Yejin Kan, Dongyeon Kim, Jinkyung Yang, Gangman Yi

GapSense

GapSense: Similarity Estimation-Based Gap Filler with TGS-Reads for Genome Assemblies

Advances in next-generation sequencing have led to an explosion in sequencing data, accelerating genome assembly research. However, draft genomes generated after scaffolding still contain unresolved gaps, often caused by repetitive regions and sequencing errors. These gaps may contain biologically meaningful sequences and thus require accurate resolution. However, existing gap-filling tools often exhibit limited reliability, especially when applied to large and complex eukaryotic genomes, due to their insufficient capacity to resolve repetitive regions or their heavy dependence on error-prone long reads.

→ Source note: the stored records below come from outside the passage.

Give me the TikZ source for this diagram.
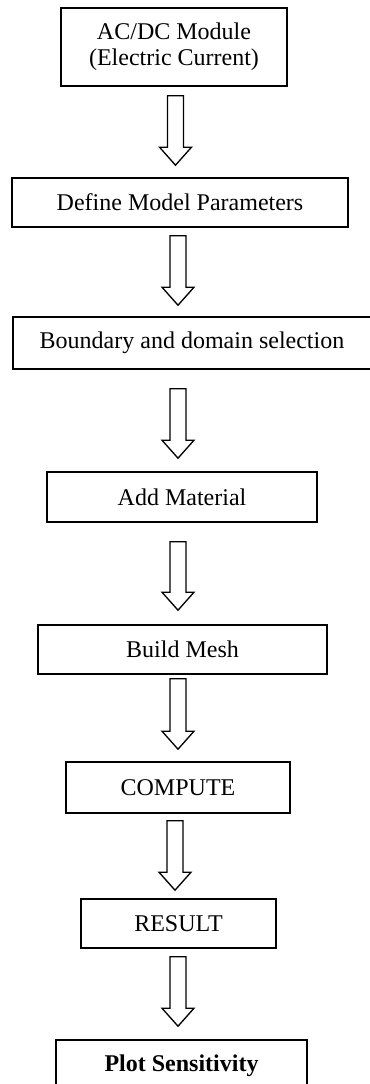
\documentclass[tikz,border=0pt]{standalone}
\usepackage{fontspec}
\setmainfont{Liberation Serif}
\usetikzlibrary{calc}

\begin{document}
\begin{tikzpicture}[x=0.75pt,y=-0.75pt]
\tikzstyle{every node}+=[inner sep=0pt]
\tikzstyle{stepbox}=[draw, line width=1.2pt, align=center, font=\fontsize{18}{19.5}\selectfont]
% hollow block arrow, drawn as one outline between two points
\tikzstyle{blockarrow}=[draw, line width=1pt, miter limit=4, to path={let \p1=(\tikztostart), \p2=(\tikztotarget) in
  (\x1-6pt,\y1) -- (\x1+6pt,\y1) -- (\x1+6pt,\y2+13.5pt) -- (\x1+12pt,\y2+13.5pt)
  -- (\x1,\y2) -- (\x1-12pt,\y2+13.5pt) -- (\x1-6pt,\y2+13.5pt) -- cycle}]
\useasboundingbox (0,0) rectangle (370,1084);

\node[stepbox, minimum width=169.5pt, minimum height=58.5pt] (ac) at (174,47) {AC/DC Module\\(Electric Current)};
\node[stepbox, minimum width=252pt, minimum height=36.75pt] (param) at (180,202.5) {Define Model Parameters};
\node[stepbox, minimum width=268.5pt, minimum height=39pt] (bound) at (192,343) {Boundary and domain selection};
\node[stepbox, minimum width=202.5pt, minimum height=37.5pt] (mat) at (182,497) {Add Material};
\node[stepbox, minimum width=216.75pt, minimum height=36.75pt] (mesh) at (182.5,649.5) {Build Mesh};
\node[stepbox, minimum width=168pt, minimum height=38.25pt] (comp) at (178,787.5) {COMPUTE};
\node[stepbox, minimum width=146.25pt, minimum height=36.75pt] (res) at (178.5,923.5) {RESULT};
\node[stepbox, minimum width=188.25pt, minimum height=38.25pt, font=\fontsize{18}{19.5}\selectfont\bfseries] (plot) at (181.5,1065.5) {Plot Sensitivity};

% arrows: from/to/top gap/tip gap/column
\foreach \a/\b/\t/\h/\c in {ac/param/9/12/175.5, param/bound/8/11/178, bound/mat/19/13/178,
  mat/mesh/19/14/178, mesh/comp/4/12/178, comp/res/7/8/175, res/plot/8/13/178}
  \draw[blockarrow] ($(\a.south -| \c,0)+(0,\t)$) to ($(\b.north -| \c,0)+(0,-\h)$);
\end{tikzpicture}
\end{document}
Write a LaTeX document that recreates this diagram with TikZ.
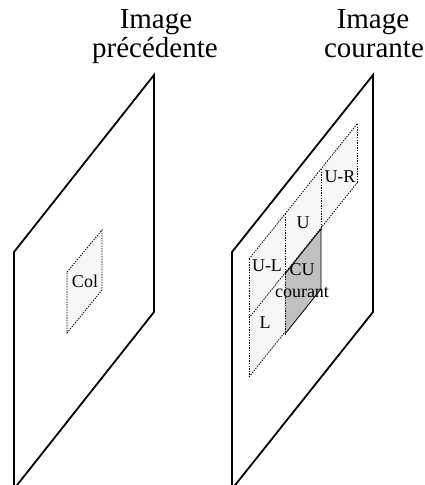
\documentclass[tikz,border=0pt]{standalone}
\usepackage{fontspec}
\setmainfont{Liberation Serif}
\begin{document}
\begin{tikzpicture}[x=1pt,y=-1pt,
  plane/.style={draw=black,line width=1.8pt,line join=miter},
  cell/.style={fill=cellgray},
  dotline/.style={draw=black,line width=0.8pt,dash pattern=on 1.4pt off 1.2pt},
  solidline/.style={draw=black,line width=0.8pt},
  title/.style={font=\fontsize{29}{29}\selectfont,anchor=base,inner sep=0pt},
  lab/.style={font=\fontsize{18}{18}\selectfont,anchor=base,inner sep=0pt}]
\definecolor{cellgray}{HTML}{F6F6F6}
\definecolor{cugray}{HTML}{C0C0C0}
\useasboundingbox (0,0) rectangle (424,485);
\clip (0,0) rectangle (424,485);
% titles
\node[title] (t1a) at (156,28) {Image};
\node[title] (t1b) at (155,57) {précédente};
\node[title] (t2a) at (373,28) {Image};
\node[title] (t2b) at (374,57) {courante};
% planes
\draw[plane] (14,489) -- (14,252) -- (154,75) -- (154,312) -- cycle;
\draw[plane] (232,489) -- (232,252) -- (373,75) -- (373,312) -- cycle;
% Col patch
\fill[cell] (67,272) -- (102,230) -- (102,290) -- (67,333) -- cycle;
\draw[dotline] (67,272) -- (102,230) -- (102,290) -- (67,333) -- cycle;
\node[lab] (col) at (85,287) {Col};
% grid cells: top-left of cell (c,r) = (249+36c, 259-45c+59r)
\fill[cell] (249,259) -- (357,124) -- (357,183) -- (321,228) -- (321,287) -- (285,333) -- (285,331) -- (249,377) -- cycle;
\fill[cugray] (285,274) -- (321,229) -- (321,289) -- (285,334) -- cycle;
% dotted grid lines
\draw[dotline] (249,259) -- (357,124);
\draw[dotline] (249,318) -- (285,273);
\draw[dotline] (285,273) -- (357,183);
\draw[dotline] (249,377) -- (285,332);
\draw[dotline] (249,259) -- (249,377);
\draw[dotline] (285,214) -- (285,334);
\draw[dotline] (321,169) -- (321,229);
\draw[dotline] (357,124) -- (357,183);
% CU solid edges
\draw[solidline] (285,274) -- (321,229) -- (321,289) -- (285,334);
% labels
\node[lab] (ul) at (267,271) {U-L};
\node[lab] (l) at (265,328) {L};
\node[lab] (u) at (303,228) {U};
\node[lab] (ur) at (340,182) {U-R};
\node[lab] (cu) at (302,275) {CU};
\node[lab] (cur) at (302,297) {courant};
\end{tikzpicture}
\end{document}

To address this challenge, we present GapSense, a robust gap-filling method that leverages similarity estimation using third-generation sequencing (TGS) reads. By quantifying pairwise similarity among candidate sequences, GapSense prioritizes informative regions and reconstructs gap sequences with higher accuracy. The proposed method introduces a novel similarity scoring mechanism that evaluates the geometric overlap of adjacent subregions to capture local structural variations and reduces noise from low-coverage and error-prone long reads. Experimental results on six representative species and three popular assemblers show that GapSense consistently outperforms existing tools in terms of gap-filling accuracy and contiguity, while maintaining low performance variability across different datasets. These findings demonstrate the effectiveness and generalizability of GapSense for accurate and scalable gap-filling.